Summary: In a time of war it is important to be reminded of God’s intention for the world and for us.
Rev. Roger Haugen
It has been a tough week. The tension of the build-up to war has sapped many of us of energy. The war that seemed so inevitable, yet undesirable has arrived and we are not left untouched. There have been peace marches and prayer vigils around the world with many impassioned pleas for peace. There have been many well thought-out reasons for war put forward by intelligent people. Many unsettled nights of sleep. We have heard the rhetoric from President Bush and also from Saddam Hussein, both claiming God on their side and the cause of justice and right firmly in their respective favour.
There is the fear of what might be, now that war has indeed been declared. Will the western world be open game for terrorism? If terrorism is the incitement of terror, then surely the cause of terrorism took a great leap forward this week, for we are indeed afraid. What do the days ahead have in store for the people of Iraq and the Middle East? What do the days have in store for us?
If the United Nations no longer holds authority on the world stage and in world events, what does this mean for international law and the idea that we should treat each other with civility and respect? Have we moved to frontier justice where the loudest and the strongest are in charge? The rules have changed and we shudder at the consequences of which we have only a glimmer.
At first it might seem that our gathering here today in worship is of no consequence. Why bother go about our liturgical routine, walking another week into Lent? Hearing and reflecting upon the texts appointed for today? We gather as Christians today because we need to gather around the hope that we have. We need to gather to speak of the basis for that hope in as clear terms as we possibly can. We gather today to remind ourselves of God’s intentions for us and for God’s world and to have the strength to carry that message to the desperate world around us.
The texts today help us remember our basis of hope, remember that even when evil seems to be in charge, God is God. The texts today, as every week, place our relationship to God at the very centre of our being. The texts this week allow us to confess ways in which we have strayed from this relationship and provide a way back.
1 Corinthians reminds us to remember God’s wisdom and God’s strength. “Remember that the cross is foolishness to those who are perishing.” But for those of us who seek to live as children of God it is the power of God. Don’t get caught up in the wisdom of those who claim to be wise, because that is not God’s wisdom. “For God’s foolishness is wiser than human wisdom, and God’s weakness is stronger than human strength.” We are to be a voice of God’s intentions for the world and not be confused by apparent power and wisdom.
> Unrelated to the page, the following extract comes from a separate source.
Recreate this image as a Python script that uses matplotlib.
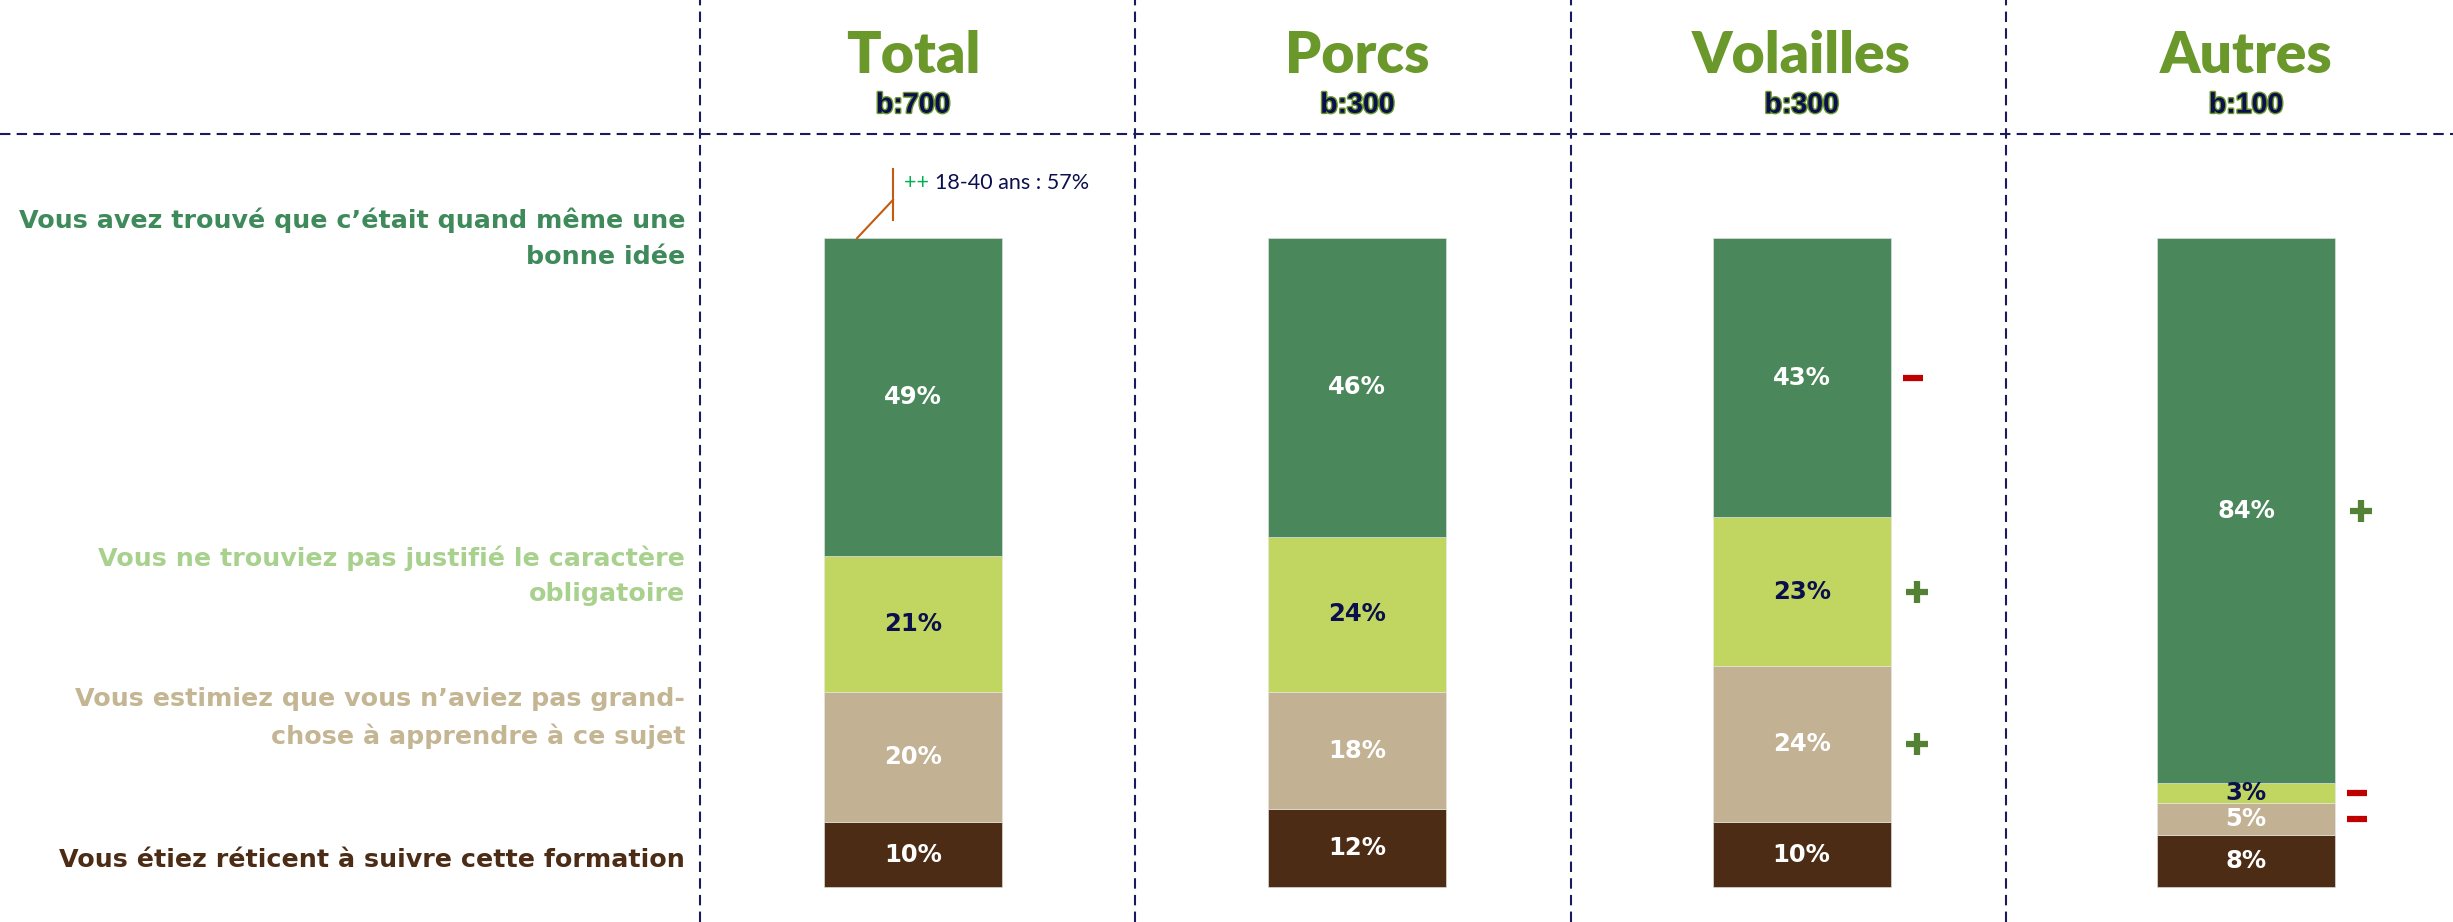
import matplotlib.pyplot as plt
import matplotlib.patheffects as pe

# Données (empilement de bas en haut)
groups = ['Total', 'Porcs', 'Volailles', 'Autres']
bases = ['b:700', 'b:300', 'b:300', 'b:100']

reticent = [10, 12, 10, 8]
rien_a_apprendre = [20, 18, 24, 5]
pas_justifie = [21, 24, 23, 3]
bonne_idee = [49, 46, 43, 84]

# écarts significatifs vs total
sig_reticent = ['', '', '', '']
sig_rien = ['', '', '+', '-']
sig_pas_justifie = ['', '', '+', '-']
sig_bonne_idee = ['', '', '-', '+']

answers = [
    "Vous étiez réticent à suivre cette formation",
    "Vous estimiez que vous n’aviez pas grand-\nchose à apprendre à ce sujet",
    "Vous ne trouviez pas justifié le caractère\nobligatoire",
    "Vous avez trouvé que c’était quand même une\nbonne idée",
]

series = [reticent, rien_a_apprendre, pas_justifie, bonne_idee]
signs = [sig_reticent, sig_rien, sig_pas_justifie, sig_bonne_idee]
colors = ['#4D2C16', '#C2B293', '#C1D660', '#4A875B']
label_colors = ['#4D2C16', '#C4B593', '#A9D18E', '#3E8A5A']
value_colors = ['white', 'white', '#0B0F4E', 'white']
label_y = [4.2, 26, 48, 100]

navy = '#0B0F4E'
title_green = '#6A982B'

fig = plt.figure(figsize=(24.53, 9.22), dpi=100)
ax = fig.add_axes([0, 0, 1, 1])
ax.set_xlim(-2.055, 3.466)
ax.set_ylim(-5.39, 136.7)
ax.axis('off')

x = list(range(len(groups)))
bottom = [0] * len(groups)
for vals, col, vcol, sg in zip(series, colors, value_colors, signs):
    ax.bar(x, vals, width=0.4, bottom=bottom, color=col,
           edgecolor='#E8E8E8', linewidth=0.4)
    for i, v in enumerate(vals):
        yc = bottom[i] + v / 2
        ax.text(i, yc, f"{v}%", ha='center', va='center', color=vcol,
                fontsize=17.5, fontweight='bold', family='DejaVu Sans')
        if sg[i] == '+':
            ax.plot(i + 0.26, yc, marker='+', color='#548235',
                    markersize=16, mew=4.5)
        elif sg[i] == '-':
            ax.plot(i + 0.25, yc, marker='_', color='#C00000',
                    markersize=14, mew=4.5)
    bottom = [b + v for b, v in zip(bottom, vals)]

# libellés à gauche
for txt, yy, col in zip(answers, label_y, label_colors):
    ax.text(-0.513, yy, txt, ha='right', va='center', color=col,
            fontsize=18.3, fontweight='bold', family='DejaVu Sans',
            multialignment='right', linespacing=1.6)

# en-têtes
for i, (g, b) in enumerate(zip(groups, bases)):
    ax.text(i, 128.0, g, ha='center', va='center', color=title_green,
            fontsize=41, fontweight='heavy', family='Lato')
    ax.text(i, 120.4, b, ha='center', va='center', color=navy,
            fontsize=20.5, fontweight='bold', family='Liberation Sans',
            path_effects=[pe.withStroke(linewidth=2, foreground=title_green)])

# séparateurs
for xd in [-0.48, 0.5, 1.48, 2.46]:
    ax.axvline(xd, color='#1A1A5E', lw=1.5, ls=(0, (5, 3)))
ax.axhline(116.0, color='#1A1A5E', lw=1.5, ls=(0, (5, 3)))

# annotation sous-groupe
top = bottom[0]
ax.plot([-0.126, -0.045], [top, top + 5.9], color='#C55A11', lw=1.5)
ax.plot([-0.045, -0.045], [top + 2.8, top + 10.6], color='#C55A11', lw=1.5)
t1 = ax.text(-0.02, top + 8.5, "++ ", color='#00B050', fontsize=15.5,
             va='center', ha='left', family='Lato')
ax.annotate("18-40 ans : 57%", xy=(1, 0.5), xycoords=t1, va='center',
            ha='left', color=navy, fontsize=15.5, family='Lato')

fig.savefig('out.png', dpi=100)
We need also to watch how our intentions and our wisdom want to take over. The pattern in the Old Testament is as old as human nature and continues today. God created the world and said it was good, but before long jealousy came into being and murder was quick to follow. Humankind discovered their amazing gift of language and began to plot how to work together to build a tower up to God. The tower of Babel quickly came down and the world rushed toward the time of the flood. Over and over God placed his blessing upon a leader only to see that leader use his power for his own advantage rather than the good of the people. Over and over again, leaders have claimed to have God on their side and then abused their power thinking that God was their servant. The only place we can be sure that God is in any conflict between weak and strong, is on the side of the weak. God is with us when we stand beside the weak and the oppressed.